Depois destas reflexões parece evidente que se Putin não tinha alergia ao sangue, este com certeza não teria alegria no sangue. A alegria que um outro lhe dera para que de um outro se possa alegrar.
Em tudo o que conhecemos a natureza parece procurar um equilíbrio que a sustente. Também uma livre e saudável formação do aparelho psíquico parece procurar uma suficiente dose de objectos de relação interna positivos para suportar os fantasiados como adversos.
A não ocorrência de uma introjecção suficiente destes primeiros / a deficiência de alegria no sangue levara a um desequilíbrio de base que influenciará determinantemente a dimensão pulsional do sujeito e por consequência a relação deste com o outro/outros. Sem alegria e com visão turva da realidade, o sujeito reflecte esse viver interno para as suas relações externas. O ódio supera o amor. A destruição supera os laços. A morte supera a vida.
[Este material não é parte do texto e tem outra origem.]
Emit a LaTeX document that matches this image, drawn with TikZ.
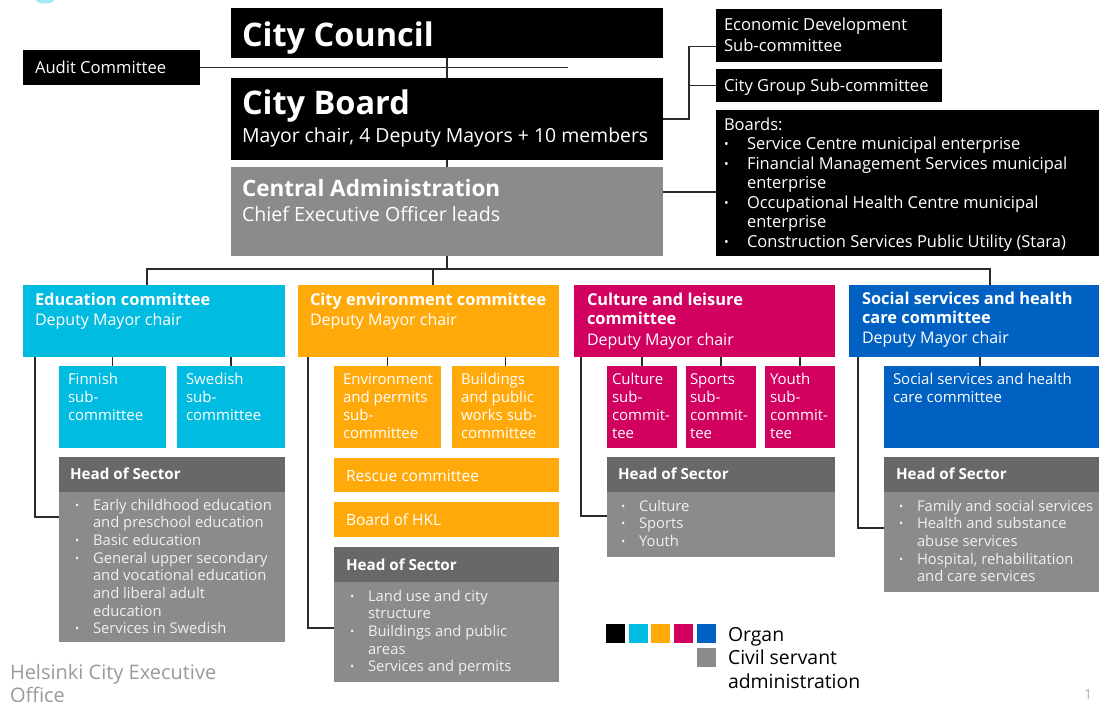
\documentclass[tikz,border=0pt]{standalone}
\usepackage{fontspec}
\setmainfont{Open Sans}
\usetikzlibrary{calc}

\definecolor{organblack}{HTML}{000000}
\definecolor{organcyan}{HTML}{00BCE0}
\definecolor{organorange}{HTML}{FFAA0A}
\definecolor{organmagenta}{HTML}{D2005E}
\definecolor{organblue}{HTML}{0061C2}
\definecolor{civilgray}{HTML}{8B8B8B}
\definecolor{headgray}{HTML}{686868}
\definecolor{linecol}{HTML}{2B2B2B}
\definecolor{footgray}{HTML}{9A9A9A}
\definecolor{pagegray}{HTML}{B4B4B4}

\tikzset{
  box/.style={rectangle, inner sep=0pt, outer sep=0pt, anchor=north west, fill=#1},
  txt/.style={anchor=base west, inner sep=0pt, outer sep=0pt, text=white,
              font=\fontsize{16.6}{20}\selectfont},
  bigtxt/.style={txt, font=\fontsize{32.5}{36}\bfseries\selectfont},
  headtxt/.style={txt, font=\fontsize{16.4}{19.5}\bfseries\selectfont},
  subtxt/.style={txt, font=\fontsize{15}{18}\selectfont},
  listtxt/.style={txt, text=white!94!black, font=\fontsize{14.8}{17.7}\selectfont},
  link/.style={draw=linecol, line width=1.3pt},
}
% lines of a text block, baseline of the block on its first line
\newcommand{\ml}[1]{\parbox[t]{400pt}{\raggedright #1}}
\newcommand{\dotmark}{\raisebox{1pt}{\scalebox{0.75}{\textbullet}}}
\newcommand{\itm}{\makebox[18pt][l]{\dotmark}}
\newcommand{\ind}{\hspace*{18pt}}
\newcommand{\bitm}{\makebox[23pt][l]{\dotmark}}

\begin{document}
\begin{tikzpicture}[x=1pt, y=-1pt]
\useasboundingbox (0,0) rectangle (1099,701);
\fill[white] (0,0) rectangle (1099,701);

% corner of the office logo
\fill[organcyan!35] (45,0) ellipse (9 and 3.5);

% ---------- top level organs ----------
\node[box=organblack, minimum width=432pt, minimum height=50pt] (council) at (231,8) {};
\node[box=organblack, minimum width=177pt, minimum height=35pt] (audit) at (23,50) {};
\node[box=organblack, minimum width=432pt, minimum height=82pt] (board) at (231,78) {};
\node[box=civilgray, minimum width=432pt, minimum height=89pt] (central) at (231,167) {};
\node[box=organblack, minimum width=226pt, minimum height=53pt] (econ) at (716,9) {};
\node[box=organblack, minimum width=226pt, minimum height=33pt] (citygroup) at (716,69) {};
\node[box=organblack, minimum width=383pt, minimum height=146pt] (boards) at (716,110) {};

\node[bigtxt] (councilT) at (242,46) {City Council};
\node[txt] (auditT) at (35,73) {Audit Committee};
\node[bigtxt] (boardT) at (242,114) {City Board};
\node[txt, font=\fontsize{19.4}{22}\selectfont] (boardS) at (242,142) {Mayor chair, 4 Deputy Mayors + 10 members};
\node[txt, font=\fontsize{22.5}{26}\bfseries\selectfont] (centralT) at (242,196) {Central Administration};
\node[txt, font=\fontsize{19.6}{23}\selectfont] (centralS) at (242,221) {Chief Executive Officer leads};
\node[txt, font=\fontsize{16.6}{20.5}\selectfont] (econT) at (724,31) {\ml{Economic Development\\Sub-committee}};
\node[txt] (citygroupT) at (724,91) {City Group Sub-committee};
\node[txt, font=\fontsize{16.5}{19.5}\selectfont] (boardsT) at (724,130)
  {\ml{Boards:\\
   \bitm Service Centre municipal enterprise\\
   \bitm Financial Management Services municipal\\
   \hspace*{23pt}enterprise\\
   \bitm Occupational Health Centre municipal\\
   \hspace*{23pt}enterprise\\
   \bitm Construction Services Public Utility (Stara)}};

% ---------- committees ----------
\node[box=organcyan, minimum width=262pt, minimum height=72pt] (edu) at (23,285) {};
\node[box=organorange, minimum width=261pt, minimum height=72pt] (env) at (298,285) {};
\node[box=organmagenta, minimum width=261pt, minimum height=72pt] (cult) at (574,285) {};
\node[box=organblue, minimum width=250pt, minimum height=72pt] (soc) at (849,285) {};

\node[headtxt] (eduT) at (35,305) {Education committee};
\node[txt, font=\fontsize{16}{19.5}\selectfont] (eduS) at (35,325) {Deputy Mayor chair};
\node[headtxt] (envT) at (310,305) {City environment committee};
\node[txt, font=\fontsize{16}{19.5}\selectfont] (envS) at (310,325) {Deputy Mayor chair};
\node[headtxt] (cultT) at (587,305) {\ml{Culture and leisure\\committee}};
\node[txt, font=\fontsize{16}{19.5}\selectfont] (cultS) at (587,345) {Deputy Mayor chair};
\node[headtxt] (socT) at (862,304) {\ml{Social services and health\\care committee}};
\node[txt, font=\fontsize{16}{19.5}\selectfont] (socS) at (862,343) {Deputy Mayor chair};

% ---------- sub-committees ----------
\node[box=organcyan, minimum width=107pt, minimum height=82pt] (finnish) at (59,366) {};
\node[box=organcyan, minimum width=108pt, minimum height=82pt] (swedish) at (177,366) {};
\node[box=organorange, minimum width=107pt, minimum height=82pt] (envperm) at (334,366) {};
\node[box=organorange, minimum width=107pt, minimum height=82pt] (works) at (452,366) {};
\node[box=organorange, minimum width=225pt, minimum height=34pt] (rescue) at (334,458) {};
\node[box=organorange, minimum width=225pt, minimum height=35pt] (hkl) at (334,502) {};
\node[box=organmagenta, minimum width=70pt, minimum height=82pt] (cultsub) at (607,366) {};
\node[box=organmagenta, minimum width=70pt, minimum height=82pt] (sportsub) at (686,366) {};
\node[box=organmagenta, minimum width=70pt, minimum height=82pt] (youthsub) at (765,366) {};
\node[box=organblue, minimum width=215pt, minimum height=82pt] (socsub) at (884,366) {};

\node[subtxt] (finnishT) at (68,384) {\ml{Finnish\\sub-\\committee}};
\node[subtxt] (swedishT) at (186,384) {\ml{Swedish\\sub-\\committee}};
\node[subtxt] (envpermT) at (343,384) {\ml{Environment\\and permits\\sub-\\committee}};
\node[subtxt] (worksT) at (461,384) {\ml{Buildings\\and public\\works sub-\\committee}};
\node[subtxt, font=\fontsize{15.5}{18}\selectfont] (rescueT) at (346,481) {Rescue committee};
\node[subtxt, font=\fontsize{15.5}{18}\selectfont] (hklT) at (346,525) {Board of HKL};
\node[subtxt] (cultsubT) at (612,384) {\ml{Culture\\sub-\\commit-\\tee}};
\node[subtxt] (sportsubT) at (690,384) {\ml{Sports\\sub-\\commit-\\tee}};
\node[subtxt] (youthsubT) at (770,384) {\ml{Youth\\sub-\\commit-\\tee}};
\node[subtxt] (socsubT) at (893,384) {\ml{Social services and health\\care committee}};

% ---------- heads of sector ----------
\node[box=civilgray, minimum width=226pt, minimum height=185pt] (eduhead) at (59,457) {};
\node[box=civilgray, minimum width=225pt, minimum height=135pt] (envhead) at (334,547) {};
\node[box=civilgray, minimum width=228pt, minimum height=100pt] (culthead) at (607,457) {};
\node[box=civilgray, minimum width=215pt, minimum height=135pt] (sochead) at (884,457) {};
\foreach \h in {eduhead, envhead, culthead, sochead}
  \fill[headgray] (\h.north west) rectangle ($(\h.north east)+(0,35)$);

\node[headtxt, font=\fontsize{15.2}{18}\bfseries\selectfont] (eduheadT) at (70,479) {Head of Sector};
\node[headtxt, font=\fontsize{15.2}{18}\bfseries\selectfont] (envheadT) at (346,570) {Head of Sector};
\node[headtxt, font=\fontsize{15.2}{18}\bfseries\selectfont] (cultheadT) at (618,479) {Head of Sector};
\node[headtxt, font=\fontsize{15.2}{18}\bfseries\selectfont] (socheadT) at (896,479) {Head of Sector};

\node[listtxt] (eduL) at (75,510)
  {\ml{\itm Early childhood education\\
   \ind and preschool education\\
   \itm Basic education\\
   \itm General upper secondary\\
   \ind and vocational education\\
   \ind and liberal adult\\
   \ind education\\
   \itm Services in Swedish}};
\node[listtxt] (envL) at (350,601)
  {\ml{\itm Land use and city\\
   \ind structure\\
   \itm Buildings and public\\
   \ind areas\\
   \itm Services and permits}};
\node[listtxt] (cultL) at (621,511)
  {\ml{\itm Culture\\
   \itm Sports\\
   \itm Youth}};
\node[listtxt] (socL) at (899,511)
  {\ml{\itm Family and social services\\
   \itm Health and substance\\
   \ind abuse services\\
   \itm Hospital, rehabilitation\\
   \ind and care services}};

% ---------- connectors ----------
\coordinate (auditEnd) at (568,67.5);
\coordinate (subJ) at (689,0);
\coordinate (cbY) at (0,192);
\coordinate (eduD) at (147,269);
\coordinate (envD) at (433,269);
\coordinate (socD) at (990,269);

\draw[link] (council.south) -- (board.north);
\draw[link] (audit.east) -- (auditEnd);
\draw[link] (board.south) -- (central.north);
\draw[link] (board.east) -- (board.east -| subJ) |- ($(econ.west)+(0,11)$);
\draw[link] (board.east -| subJ) |- (citygroup.west);
\draw[link] (central.east |- cbY) -- (boards.west |- cbY);
\draw[link] (central.south) -- (central.south |- eduD);
\draw[link] (edu.north -| eduD) -- (eduD) -- (socD) -- (soc.north -| socD);
\draw[link] (envD) -- (env.north -| envD);

\draw[link] ($(edu.south west)+(12,0)$) |- ($(eduhead.north west)+(0,60)$);
\draw[link] (finnish.north) -- (finnish.north |- edu.south);
\draw[link] (swedish.north) -- (swedish.north |- edu.south);

\draw[link] ($(env.south west)+(10,0)$) |- ($(envhead.north west)+(0,81)$);
\draw[link] (envperm.north) -- (envperm.north |- env.south);
\draw[link] (works.north) -- (works.north |- env.south);

\draw[link] ($(cult.south west)+(7,0)$) |- ($(culthead.north west)+(0,59)$);
\draw[link] (cultsub.north) -- (cultsub.north |- cult.south);
\draw[link] (sportsub.north) -- (sportsub.north |- cult.south);
\draw[link] (youthsub.north) -- (youthsub.north |- cult.south);

\draw[link] ($(soc.south west)+(9,0)$) |- ($(sochead.north west)+(0,71)$);
\draw[link] ($(socsub.north west)+(96,0)$) -- ($(soc.south west)+(131,0)$);

% ---------- legend ----------
\node[box=organblack, minimum size=19pt] (lgBlack) at (606,624) {};
\node[box=organcyan, minimum size=19pt] (lgCyan) at (629,624) {};
\node[box=organorange, minimum size=19pt] (lgOrange) at (651,624) {};
\node[box=organmagenta, minimum size=19pt] (lgMagenta) at (674,624) {};
\node[box=organblue, minimum size=19pt] (lgBlue) at (697,624) {};
\node[box=civilgray, minimum size=19pt] (lgGray) at (697,648) {};
\node[txt, text=black, font=\fontsize{19.4}{23.5}\selectfont] (lgOrgan) at (728,641) {\ml{Organ\\Civil servant\\administration}};

% ---------- footer ----------
\node[txt, text=footgray, font=\fontsize{20}{23}\selectfont] (office) at (10,679) {\ml{Helsinki City Executive\\Office}};
\node[txt, text=pagegray, font=\fontsize{14}{16}\selectfont] (pageno) at (1084,699) {1};
\end{tikzpicture}
\end{document}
Talvez este seja o nosso grande desafio do agora. Manter o equilíbrio que até então tem vindo a ser conseguido. Tal como o ego precisa da força do afecto para se reunir com o seu todo, também os povos precisam de uma maioria de crentes no afecto do e para o outro para resistirem a uma contaminação de novos seres desafectados.
… sendo esta uma questão nuclear, ora pode gerar energia/calor ora ser destrutiva.